Beginning today, voters will encounter many hard decisions up and down long ballots necessary for the unprecedented Nov. 3 general election.
For voters and taxpayers in College of the Mainland’s jurisdiction, however, there’s one question that strikes us as a given — whether to support Proposition A.
That’s a clear yes.
Although it’s easy to get lost in the background and to be a little misled, perhaps, by the gummy prose of ballot questions, this one, at its core, is simple.
Would taxpayers be willing to save about $4.3 million in debt service payments by refinancing some maintenance tax notes at a much lower interest rate?
The proposition calls for issuing general obligation bonds to pay off the maintenance tax notes. The college, actually the taxpayers who support it, are paying 4.2 percent interest on about $15 million in maintenance tax debt remaining from $20 million issued in 2017 to make immediate repairs and upgrades to facilities and infrastructure.
The college’s financial officers estimate they could sell the $15 million or so in general obligation bonds needed to retire that debt at an interest rate of about 1 percent, maybe lower.
The situation is similar to a canny homeowner taking advantage of the historically low interest rates available now to save a lot of money over the life of a mortgage; it’s a smart move.
By approving Proposition A, voters also would allow the college to shift the debt service costs, the periodical payments made to pay off the original debt and interest, from the maintenance and operations tax rate to the debt service rate.
That would free up about $1.2 million a year to help pay for the district’s operations, officials said.
College Trustee Donald Gartman recently argued in a letter to the editor that supporting Proposition A is a no-brainer, and we agree.
Here’s where people might hang up, though, and what worries college leaders.
The ballot language asks voters to approve “ ... levying and imposition of taxes sufficient to pay the principal of an interest on bonds ... .”
They worry people will see that, read tax increase and vote no without giving the choice much thought.
That would be a shortsighted and unfortunate thing to do.
The proposition would result in a debt service tax rate increase of about 1 cent on every $100 of taxable value, college officials said.
That would cost the owner of a $200,000 house about $16 a year, which breaks down to about $1.33 a month, officials said.
It’s fair to ask, if the debt service rate must increase after shifting the bond expense, why the maintenance and operations tax rate isn’t going down slightly.

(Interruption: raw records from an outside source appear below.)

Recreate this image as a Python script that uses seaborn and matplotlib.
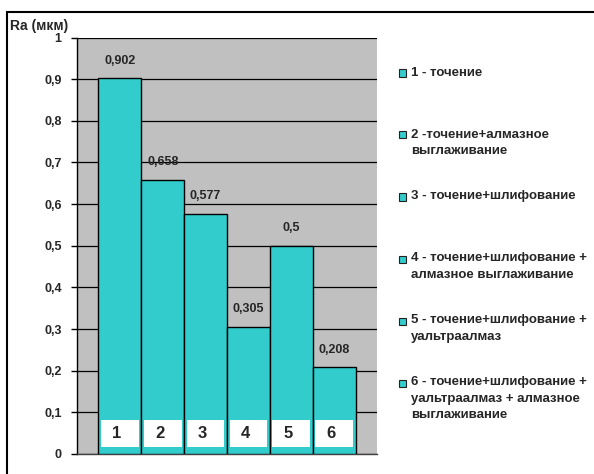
import matplotlib.pyplot as plt
import matplotlib.patches as mpatches
import pandas as pd
import seaborn as sns

# Data
numbers = ["1", "2", "3", "4", "5", "6"]
values = [0.902, 0.658, 0.577, 0.305, 0.5, 0.208]
value_labels = ["0,902", "0,658", "0,577", "0,305", "0,5", "0,208"]
legend_labels = [
    "1 - точение",
    "2 -точение+алмазное\nвыглаживание",
    "3 - точение+шлифование",
    "4 - точение+шлифование +\nалмазное выглаживание",
    "5 - точение+шлифование +\nуальтраалмаз",
    "6 - точение+шлифование +\nуальтраалмаз + алмазное\nвыглаживание",
]
y_ticks = [0, 0.1, 0.2, 0.3, 0.4, 0.5, 0.6, 0.7, 0.8, 0.9, 1]
y_tick_labels = ["0", "0,1", "0,2", "0,3", "0,4", "0,5", "0,6", "0,7", "0,8", "0,9", "1"]

bar_color = "#33CCCC"

df = pd.DataFrame({"num": numbers, "value": values})

sns.set_style("white")
plt.rcParams["font.family"] = ["Liberation Sans", "DejaVu Sans"]
plt.rcParams["font.weight"] = "bold"

W, H = 594, 474
fig = plt.figure(figsize=(W / 100, H / 100), dpi=100)
fig.patch.set_facecolor("white")

# outer chart border (top and left, runs off the image)
fig.add_artist(plt.Line2D([7 / W, 1], [1 - 12 / H, 1 - 12 / H], color="black", lw=1.5))
fig.add_artist(plt.Line2D([7 / W, 7 / W], [0, 1 - 12 / H], color="black", lw=1.5))

ax = fig.add_axes([77 / W, 20 / H, 300 / W, 416.5 / H])
ax.set_facecolor("#C0C0C0")

sns.barplot(data=df, x="num", y="value", color=bar_color, width=1.0,
            edgecolor="black", linewidth=1.0, saturation=1, ax=ax, zorder=3)

ax.set_xlim(-1, 6)
ax.set_ylim(0, 1)
ax.set_yticks(y_ticks)
ax.set_yticklabels(y_tick_labels, fontsize=9, fontweight="bold")
ax.set_xticks([])
ax.set_xlabel("")
ax.set_ylabel("")
ax.tick_params(axis="y", length=4, width=1, color="black", pad=7, left=True)
ax.yaxis.grid(True, color="black", linewidth=0.9, zorder=0)
ax.set_axisbelow(True)
for side in ["top", "right"]:
    ax.spines[side].set_visible(False)
ax.spines["left"].set_color("black")
ax.spines["left"].set_linewidth(1)
ax.spines["bottom"].set_color("#404040")
ax.spines["bottom"].set_linewidth(1)

# value labels above bars and white number boxes inside bars
for i, (v, lab, n) in enumerate(zip(values, value_labels, numbers)):
    ax.text(i, v + 0.042, lab, ha="center", va="center", fontsize=9,
            fontweight="bold", zorder=5)
    ax.add_patch(mpatches.Rectangle((i - 0.44, 0.017), 0.88, 0.065,
                                    facecolor="white", edgecolor="none", zorder=4))
    ax.text(i - 0.07, 0.05, n, ha="center", va="center", fontsize=12,
            fontweight="bold", zorder=5)

ax.text(-0.03, 1.012, "Ra (мкм)", transform=ax.transAxes, ha="right", va="bottom",
        fontsize=10, fontweight="bold")

# legend, drawn in Excel style
for i, lab in enumerate(legend_labels):
    yc = 73 + 62 * i
    fig.add_artist(mpatches.Rectangle((399 / W, 1 - (yc + 3.5) / H), 7 / W, 7 / H,
                                      facecolor=bar_color, edgecolor="#222222", lw=0.8,
                                      transform=fig.transFigure))
    fig.text(411 / W, 1 - (yc - 6.5) / H, lab, ha="left", va="top", fontsize=9.5,
             fontweight="bold", linespacing=1.45)

fig.savefig("out.png", dpi=100)
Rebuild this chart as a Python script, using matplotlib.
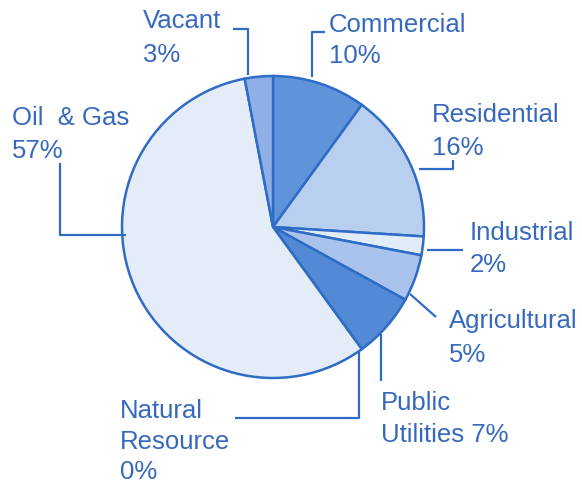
import matplotlib
matplotlib.use("Agg")
import matplotlib.pyplot as plt

# land use shares, clockwise from 12 o'clock
categories = ["Commercial", "Residential", "Industrial", "Agricultural",
              "Public Utilities", "Natural Resource", "Oil & Gas", "Vacant"]
shares = [10, 16, 2, 5, 7, 0, 57, 3]
label_text = {
    "Vacant": ["Vacant", "3%"],
    "Commercial": ["Commercial", "10%"],
    "Residential": ["Residential", "16%"],
    "Industrial": ["Industrial", "2%"],
    "Agricultural": ["Agricultural", "5%"],
    "Public Utilities": ["Public", "Utilities 7%"],
    "Natural Resource": ["Natural", "Resource", "0%"],
    "Oil & Gas": ["Oil  & Gas", "57%"],
}

W, H = 582, 485
blue = "#2f6cc6"
text_blue = "#3669bd"
fills = ["#5f94da", "#b9cfef", "#e2ebf8", "#a9c3ec", "#528ad6", "#e6eef9",
         "#e4ecf8", "#8fb0e6"]

# label placement in pixel coords: left x, baselines, leader polyline
layout = {
    "Vacant": (143, [28, 62], [(233, 30), (248, 30), (248, 76)]),
    "Commercial": (329, [32, 63], [(325, 33), (312, 33), (312, 78)]),
    "Residential": (432, [122, 155], [(419, 170), (453, 170), (453, 161)]),
    "Industrial": (470, [240, 272], [(427, 251), (463, 251)]),
    "Agricultural": (449, [328, 362], [(410, 295), (436, 318)]),
    "Public Utilities": (381, [410, 442], [(381, 335), (381, 382)]),
    "Natural Resource": (120, [418, 449, 479], [(235, 419), (359, 419), (359, 352)]),
    "Oil & Gas": (12, [125, 158], [(60, 164), (60, 236), (126, 236)]),
}


def Y(py):
    return H - py


fig = plt.figure(figsize=(W / 100, H / 100), dpi=100)
ax = fig.add_axes([0, 0, 1, 1])

ax.pie(shares, colors=fills, startangle=90, counterclock=False,
       center=(273, Y(228)), radius=151, frame=True,
       wedgeprops=dict(edgecolor=blue, linewidth=1.8))
ax.set_xlim(0, W)
ax.set_ylim(0, H)
ax.set_aspect("equal")
ax.axis("off")

for name in categories:
    x0, baselines, path = layout[name]
    for line, by in zip(label_text[name], baselines):
        ax.text(x0, Y(by), line, fontsize=18.5, family="Liberation Sans",
                color=text_blue, ha="left", va="baseline")
    ax.plot([p[0] for p in path], [Y(p[1]) for p in path], color=blue,
            linewidth=1.6, solid_capstyle="butt")

fig.savefig("out.png", dpi=100, facecolor="white")
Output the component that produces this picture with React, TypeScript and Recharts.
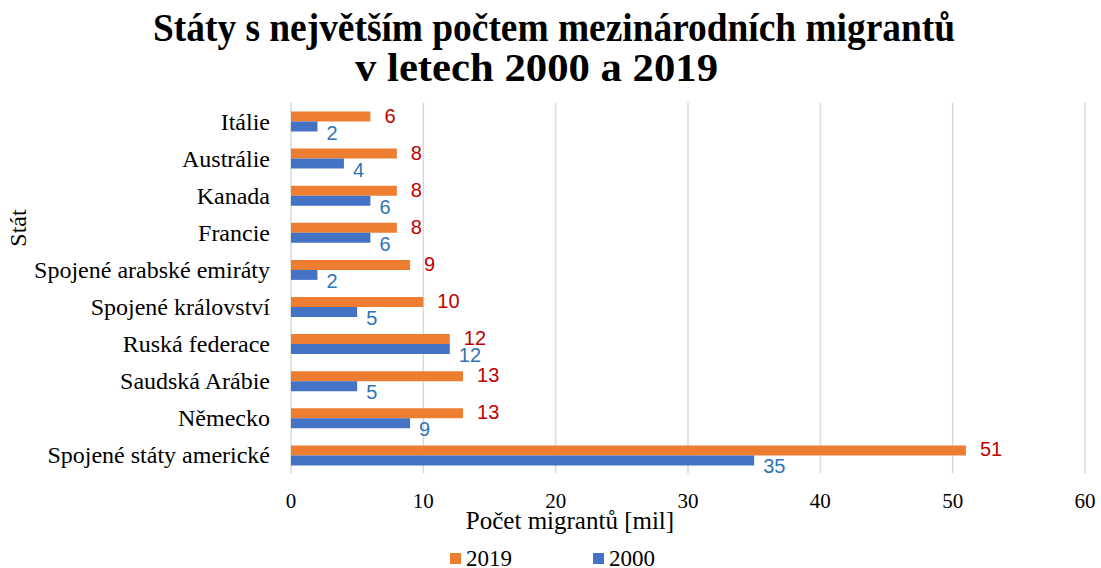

College officials argue the benefit to the organization and its students in keeping that rate the same and applying the $1.2 million freed up in the move to operations outweighs the fractional benefit of a slight tax cut.
The college already has one of the lowest maintenance and operation tax rates among Texas community colleges. It also offers students one of the least expensive paths to higher education and career development.
At no time in recent history have the services offered by community colleges been more important. The same forces responsible for those very low interest rates have put millions of Americans and thousands of Galveston County residents out of work. Many of them will turn to community colleges for retraining in hope of returning to gainful employment.
That $1.2 million will help the college expand its course offerings to include a bachelor of science degree in nursing, an accelerated associate degree program, dental hygiene programs and mechanical and chemical engineering programs, along with surgical and radiological technician programs, to name a few, without increasing tuition costs.
Any reasonable thing we can do to assist in that will benefit the community, and the college’s plan is more than simply reasonable; it’s an example of sound fiscal management.
The core question is whether to save $4.3 million in interest payments and invest $1.2 million in the future of Galveston County’s workforce.
We say yes and urge voters in the Dickinson, Hitchcock, Santa Fe and Texas City school districts, all of which are in the college’s jurisdiction, to do the same.
• Michael A. Smith
Editor’s note: The Daily News, which owns and operates a printing plant in Texas City, pays substantial property taxes to College of the Mainland.